**THE EXERCISE**:
Count every line of these entries that holds the word "page", and reply with the number only.

(Entries with chart source code)
..............................

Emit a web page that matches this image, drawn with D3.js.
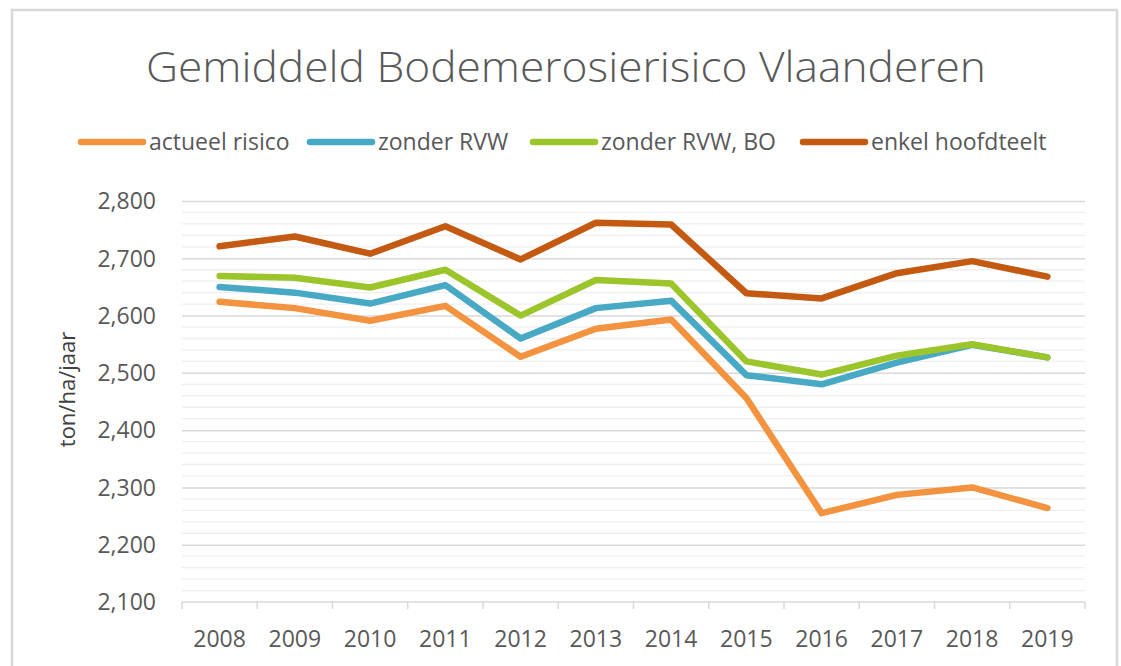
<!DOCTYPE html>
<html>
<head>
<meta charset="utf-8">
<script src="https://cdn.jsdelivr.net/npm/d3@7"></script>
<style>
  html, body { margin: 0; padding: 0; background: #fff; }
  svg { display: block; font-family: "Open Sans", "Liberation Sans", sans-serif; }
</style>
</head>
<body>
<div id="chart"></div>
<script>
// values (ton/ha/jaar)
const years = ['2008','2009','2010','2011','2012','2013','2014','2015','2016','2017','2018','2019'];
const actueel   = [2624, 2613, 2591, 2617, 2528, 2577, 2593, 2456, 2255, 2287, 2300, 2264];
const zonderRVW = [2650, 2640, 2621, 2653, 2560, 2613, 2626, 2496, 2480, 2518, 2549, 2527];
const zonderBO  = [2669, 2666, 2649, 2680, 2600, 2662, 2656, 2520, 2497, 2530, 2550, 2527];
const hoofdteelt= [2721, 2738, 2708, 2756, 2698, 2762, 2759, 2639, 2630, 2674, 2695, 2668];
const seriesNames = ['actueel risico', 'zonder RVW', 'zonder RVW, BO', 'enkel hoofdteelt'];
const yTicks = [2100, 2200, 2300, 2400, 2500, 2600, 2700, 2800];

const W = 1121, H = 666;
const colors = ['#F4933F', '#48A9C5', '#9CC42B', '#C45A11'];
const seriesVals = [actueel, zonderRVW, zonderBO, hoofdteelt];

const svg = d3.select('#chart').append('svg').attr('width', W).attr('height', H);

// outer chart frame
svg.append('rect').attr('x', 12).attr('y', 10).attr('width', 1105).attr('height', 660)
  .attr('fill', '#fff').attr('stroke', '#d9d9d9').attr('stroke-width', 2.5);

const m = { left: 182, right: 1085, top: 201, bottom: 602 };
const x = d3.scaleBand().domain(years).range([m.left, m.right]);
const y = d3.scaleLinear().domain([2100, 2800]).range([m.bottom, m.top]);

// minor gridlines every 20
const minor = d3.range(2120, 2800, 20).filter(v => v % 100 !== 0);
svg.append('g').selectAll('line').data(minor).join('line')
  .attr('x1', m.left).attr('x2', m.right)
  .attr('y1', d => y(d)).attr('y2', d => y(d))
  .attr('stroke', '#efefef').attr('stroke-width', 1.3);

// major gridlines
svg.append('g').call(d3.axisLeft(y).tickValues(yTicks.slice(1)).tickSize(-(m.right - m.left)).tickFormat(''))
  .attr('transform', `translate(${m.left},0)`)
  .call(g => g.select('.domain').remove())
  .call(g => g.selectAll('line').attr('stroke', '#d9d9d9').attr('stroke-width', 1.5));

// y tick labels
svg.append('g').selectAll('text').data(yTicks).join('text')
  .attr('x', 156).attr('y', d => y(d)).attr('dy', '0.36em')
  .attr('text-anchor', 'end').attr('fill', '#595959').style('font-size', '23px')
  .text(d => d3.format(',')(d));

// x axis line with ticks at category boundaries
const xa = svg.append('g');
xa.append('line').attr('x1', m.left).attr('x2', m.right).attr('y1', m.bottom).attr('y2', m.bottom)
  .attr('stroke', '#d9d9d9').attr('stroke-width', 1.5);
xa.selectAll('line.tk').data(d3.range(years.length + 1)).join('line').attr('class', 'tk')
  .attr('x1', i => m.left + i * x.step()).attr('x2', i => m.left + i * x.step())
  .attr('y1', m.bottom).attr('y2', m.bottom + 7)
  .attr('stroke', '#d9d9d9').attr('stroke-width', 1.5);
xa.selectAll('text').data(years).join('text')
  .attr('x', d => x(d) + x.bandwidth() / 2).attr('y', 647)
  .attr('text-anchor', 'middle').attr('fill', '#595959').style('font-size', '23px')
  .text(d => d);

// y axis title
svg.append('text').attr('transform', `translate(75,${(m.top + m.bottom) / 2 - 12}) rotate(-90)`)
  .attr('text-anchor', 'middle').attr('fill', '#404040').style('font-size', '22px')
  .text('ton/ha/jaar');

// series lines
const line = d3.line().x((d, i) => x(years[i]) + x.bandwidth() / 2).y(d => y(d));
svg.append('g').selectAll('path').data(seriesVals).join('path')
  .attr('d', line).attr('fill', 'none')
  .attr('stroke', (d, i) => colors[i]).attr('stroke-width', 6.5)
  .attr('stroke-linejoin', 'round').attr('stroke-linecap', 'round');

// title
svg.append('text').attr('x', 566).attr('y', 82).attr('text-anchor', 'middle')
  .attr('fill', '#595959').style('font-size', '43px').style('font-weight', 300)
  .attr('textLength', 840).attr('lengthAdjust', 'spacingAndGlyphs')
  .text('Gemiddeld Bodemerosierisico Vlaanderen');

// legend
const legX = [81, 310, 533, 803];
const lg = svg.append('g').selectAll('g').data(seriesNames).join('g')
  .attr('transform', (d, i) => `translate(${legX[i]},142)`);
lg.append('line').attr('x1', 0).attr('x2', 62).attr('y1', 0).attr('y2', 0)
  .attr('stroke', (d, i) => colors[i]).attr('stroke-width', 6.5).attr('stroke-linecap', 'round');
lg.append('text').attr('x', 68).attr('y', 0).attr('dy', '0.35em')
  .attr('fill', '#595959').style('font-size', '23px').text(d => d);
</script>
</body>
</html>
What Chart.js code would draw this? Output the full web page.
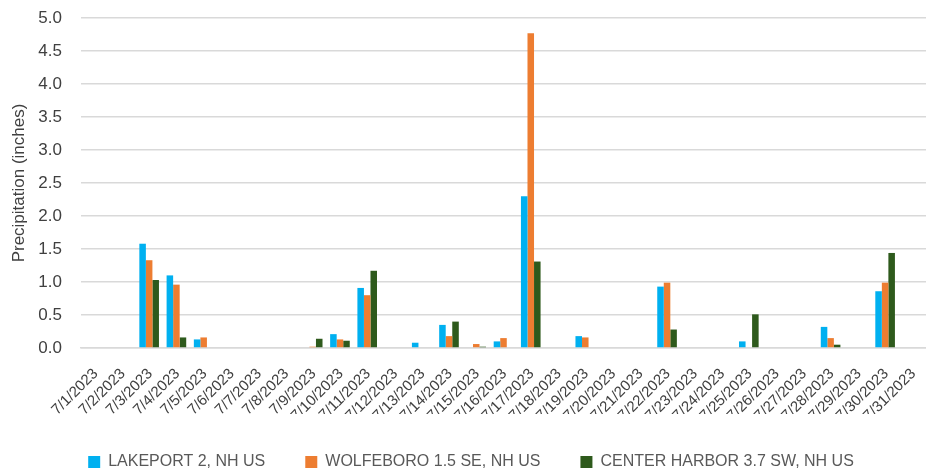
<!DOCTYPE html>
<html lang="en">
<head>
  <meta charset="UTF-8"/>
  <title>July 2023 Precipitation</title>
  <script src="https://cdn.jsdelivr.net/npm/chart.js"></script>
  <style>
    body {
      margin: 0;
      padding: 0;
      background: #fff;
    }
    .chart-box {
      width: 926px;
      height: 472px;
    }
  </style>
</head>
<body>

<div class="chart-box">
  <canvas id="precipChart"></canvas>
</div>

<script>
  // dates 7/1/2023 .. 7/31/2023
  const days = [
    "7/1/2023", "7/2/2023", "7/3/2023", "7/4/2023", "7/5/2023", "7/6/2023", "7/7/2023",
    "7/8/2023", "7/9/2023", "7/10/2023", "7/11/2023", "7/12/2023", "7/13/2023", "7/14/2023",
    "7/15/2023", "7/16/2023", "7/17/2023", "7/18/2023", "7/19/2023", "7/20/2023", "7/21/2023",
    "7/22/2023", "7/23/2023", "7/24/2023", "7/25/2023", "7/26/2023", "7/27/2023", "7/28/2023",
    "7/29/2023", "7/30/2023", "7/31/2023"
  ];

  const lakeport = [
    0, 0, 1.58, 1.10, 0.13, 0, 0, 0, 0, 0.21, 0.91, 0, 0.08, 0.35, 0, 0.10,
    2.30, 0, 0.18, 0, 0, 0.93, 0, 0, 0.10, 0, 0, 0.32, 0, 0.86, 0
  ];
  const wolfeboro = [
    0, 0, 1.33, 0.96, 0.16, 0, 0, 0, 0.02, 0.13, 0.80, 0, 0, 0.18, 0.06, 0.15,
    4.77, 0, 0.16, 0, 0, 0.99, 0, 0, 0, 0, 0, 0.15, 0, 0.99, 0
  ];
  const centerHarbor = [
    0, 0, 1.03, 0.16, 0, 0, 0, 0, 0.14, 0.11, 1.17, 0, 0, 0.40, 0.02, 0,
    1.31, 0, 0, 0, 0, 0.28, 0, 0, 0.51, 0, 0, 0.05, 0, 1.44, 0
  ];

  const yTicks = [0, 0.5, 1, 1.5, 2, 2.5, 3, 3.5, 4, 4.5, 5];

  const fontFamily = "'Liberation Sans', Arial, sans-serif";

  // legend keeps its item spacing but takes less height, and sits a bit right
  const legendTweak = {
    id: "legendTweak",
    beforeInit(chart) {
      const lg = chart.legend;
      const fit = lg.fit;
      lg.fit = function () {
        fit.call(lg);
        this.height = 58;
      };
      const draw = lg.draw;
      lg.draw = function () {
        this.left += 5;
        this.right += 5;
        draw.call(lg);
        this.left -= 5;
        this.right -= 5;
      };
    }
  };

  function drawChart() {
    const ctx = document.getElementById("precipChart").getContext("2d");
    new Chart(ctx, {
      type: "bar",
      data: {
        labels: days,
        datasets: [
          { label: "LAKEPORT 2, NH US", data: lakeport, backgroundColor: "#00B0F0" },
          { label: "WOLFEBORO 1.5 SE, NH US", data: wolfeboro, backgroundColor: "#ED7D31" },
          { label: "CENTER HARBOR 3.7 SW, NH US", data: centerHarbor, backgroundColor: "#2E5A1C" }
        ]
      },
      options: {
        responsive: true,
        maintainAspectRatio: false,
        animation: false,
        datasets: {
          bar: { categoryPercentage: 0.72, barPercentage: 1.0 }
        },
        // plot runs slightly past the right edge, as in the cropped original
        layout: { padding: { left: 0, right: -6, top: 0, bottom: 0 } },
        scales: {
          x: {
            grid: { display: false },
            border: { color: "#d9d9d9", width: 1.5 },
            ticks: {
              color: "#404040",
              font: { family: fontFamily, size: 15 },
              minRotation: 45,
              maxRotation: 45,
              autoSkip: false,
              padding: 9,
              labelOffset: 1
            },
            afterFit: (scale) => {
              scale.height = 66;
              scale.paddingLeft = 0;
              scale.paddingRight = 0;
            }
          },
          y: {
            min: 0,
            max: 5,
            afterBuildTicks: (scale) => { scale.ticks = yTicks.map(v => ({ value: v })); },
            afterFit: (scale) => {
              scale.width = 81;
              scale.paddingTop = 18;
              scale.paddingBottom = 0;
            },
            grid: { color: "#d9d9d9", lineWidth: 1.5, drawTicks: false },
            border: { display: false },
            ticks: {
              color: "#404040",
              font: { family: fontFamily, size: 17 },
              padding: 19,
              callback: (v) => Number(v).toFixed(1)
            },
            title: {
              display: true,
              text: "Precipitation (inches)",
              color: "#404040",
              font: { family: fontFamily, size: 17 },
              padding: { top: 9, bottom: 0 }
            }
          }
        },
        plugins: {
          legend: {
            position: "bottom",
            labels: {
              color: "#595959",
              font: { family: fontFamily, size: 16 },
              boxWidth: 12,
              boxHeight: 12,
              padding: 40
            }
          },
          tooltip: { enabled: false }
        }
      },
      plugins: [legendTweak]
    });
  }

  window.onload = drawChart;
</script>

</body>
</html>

..............................

**SOLVED EXERCISE**:
2